2009年,屠呦呦编写的《青蒿及青蒿素类药物》一出版,就因为引文署名的细节而招致批评:未能充分肯定其他研究小组和研究成员的作用。反对者认为,屠呦呦夸大了自己在“523”项目中的作用。

北京大学生命科学学院院长饶毅,早在拉斯克奖颁发之前就高度评价过屠呦呦的研究工作:“我们作为无争议方试图和屠呦呦交流也有一定困难,不理解她把中医研究院的原始材料至少有段时间收藏在自己家,不愿给我们看。”但查过一些相关的非公开资料后,他还是得出结论:屠呦呦在青蒿素的发现过程中起了关键作用,因为她的研究组第一个用乙醚提取青蒿,并证实了青蒿粗提物的高效抗疟作用。
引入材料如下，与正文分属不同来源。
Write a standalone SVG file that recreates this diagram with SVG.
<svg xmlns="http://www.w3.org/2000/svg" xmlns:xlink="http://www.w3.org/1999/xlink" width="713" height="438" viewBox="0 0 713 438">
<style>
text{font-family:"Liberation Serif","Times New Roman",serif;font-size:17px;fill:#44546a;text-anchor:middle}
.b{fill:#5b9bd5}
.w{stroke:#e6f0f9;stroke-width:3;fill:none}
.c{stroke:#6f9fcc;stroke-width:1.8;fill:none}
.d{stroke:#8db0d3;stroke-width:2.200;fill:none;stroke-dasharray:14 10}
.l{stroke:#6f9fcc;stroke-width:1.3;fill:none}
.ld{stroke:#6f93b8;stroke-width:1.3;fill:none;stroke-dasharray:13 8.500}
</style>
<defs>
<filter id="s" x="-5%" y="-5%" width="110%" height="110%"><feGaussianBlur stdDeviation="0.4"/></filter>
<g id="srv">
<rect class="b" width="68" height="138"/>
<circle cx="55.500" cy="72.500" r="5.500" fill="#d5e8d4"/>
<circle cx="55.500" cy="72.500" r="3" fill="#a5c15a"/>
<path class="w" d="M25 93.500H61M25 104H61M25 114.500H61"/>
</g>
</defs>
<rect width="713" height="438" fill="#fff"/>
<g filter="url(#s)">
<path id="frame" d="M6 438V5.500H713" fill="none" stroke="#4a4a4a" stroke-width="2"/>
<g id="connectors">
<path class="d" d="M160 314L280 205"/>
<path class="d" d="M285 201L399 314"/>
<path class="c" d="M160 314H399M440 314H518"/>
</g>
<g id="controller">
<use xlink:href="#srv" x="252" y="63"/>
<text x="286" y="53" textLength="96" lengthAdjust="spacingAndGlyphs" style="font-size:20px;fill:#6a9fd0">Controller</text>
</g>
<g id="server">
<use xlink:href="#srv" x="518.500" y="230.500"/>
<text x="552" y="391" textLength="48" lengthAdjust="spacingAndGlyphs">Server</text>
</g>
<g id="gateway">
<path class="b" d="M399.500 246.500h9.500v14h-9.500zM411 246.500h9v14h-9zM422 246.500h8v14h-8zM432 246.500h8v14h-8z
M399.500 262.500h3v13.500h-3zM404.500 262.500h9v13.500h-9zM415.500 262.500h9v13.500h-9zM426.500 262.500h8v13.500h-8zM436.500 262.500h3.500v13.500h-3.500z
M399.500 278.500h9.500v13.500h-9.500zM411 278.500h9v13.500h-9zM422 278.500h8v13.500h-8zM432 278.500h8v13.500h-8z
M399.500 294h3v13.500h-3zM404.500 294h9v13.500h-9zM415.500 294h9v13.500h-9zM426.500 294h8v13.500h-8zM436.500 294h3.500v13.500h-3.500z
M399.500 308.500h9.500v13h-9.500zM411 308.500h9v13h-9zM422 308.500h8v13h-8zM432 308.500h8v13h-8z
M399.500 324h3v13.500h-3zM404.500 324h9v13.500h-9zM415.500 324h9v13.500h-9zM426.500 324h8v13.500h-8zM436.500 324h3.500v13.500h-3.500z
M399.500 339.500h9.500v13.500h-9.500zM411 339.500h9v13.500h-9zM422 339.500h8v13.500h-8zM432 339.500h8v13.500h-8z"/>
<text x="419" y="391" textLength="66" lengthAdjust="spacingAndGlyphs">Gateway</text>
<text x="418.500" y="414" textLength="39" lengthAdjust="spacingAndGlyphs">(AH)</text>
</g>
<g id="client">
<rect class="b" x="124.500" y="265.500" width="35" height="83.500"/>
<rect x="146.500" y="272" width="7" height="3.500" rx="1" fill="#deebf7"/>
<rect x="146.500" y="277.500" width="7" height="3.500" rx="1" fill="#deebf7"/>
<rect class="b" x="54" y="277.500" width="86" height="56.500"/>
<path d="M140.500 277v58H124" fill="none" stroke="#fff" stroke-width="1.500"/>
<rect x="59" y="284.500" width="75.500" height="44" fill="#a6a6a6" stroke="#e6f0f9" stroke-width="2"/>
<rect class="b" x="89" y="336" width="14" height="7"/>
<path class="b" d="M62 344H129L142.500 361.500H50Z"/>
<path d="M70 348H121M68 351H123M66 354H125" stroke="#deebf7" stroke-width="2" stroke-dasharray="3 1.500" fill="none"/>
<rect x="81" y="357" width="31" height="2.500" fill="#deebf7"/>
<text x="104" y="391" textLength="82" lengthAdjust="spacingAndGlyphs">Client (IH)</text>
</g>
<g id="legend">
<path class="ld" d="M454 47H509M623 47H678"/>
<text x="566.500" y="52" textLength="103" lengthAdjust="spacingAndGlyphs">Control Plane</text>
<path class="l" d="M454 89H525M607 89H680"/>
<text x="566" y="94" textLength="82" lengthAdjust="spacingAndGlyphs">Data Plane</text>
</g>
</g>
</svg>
这次,屠呦呦在发表诺奖获奖感言时称,青蒿素获奖是中国科学家集体的荣誉。这也折射出了中西方评奖文化的冲突,即我们更重视集体主义,而西方往往更强调突出个体,关注在重大的科技成果中,谁第一个提出思想或者方法路径。实际上,任何一项科研创造都离不开团队精神。

屠呦呦获诺奖是我国科学界一个里程碑事件。作为世界上知名度最高、最权威的一个奖项,诺贝尔奖某种程度上代表了一个国家、一个时代的创新能力。这是一个不断释放沉睡活力的国家,这是一个不断走向更加开放的时代。我们希望,将来会有更多的诺贝尔奖向我们走来,不断刷新我们的创新高度。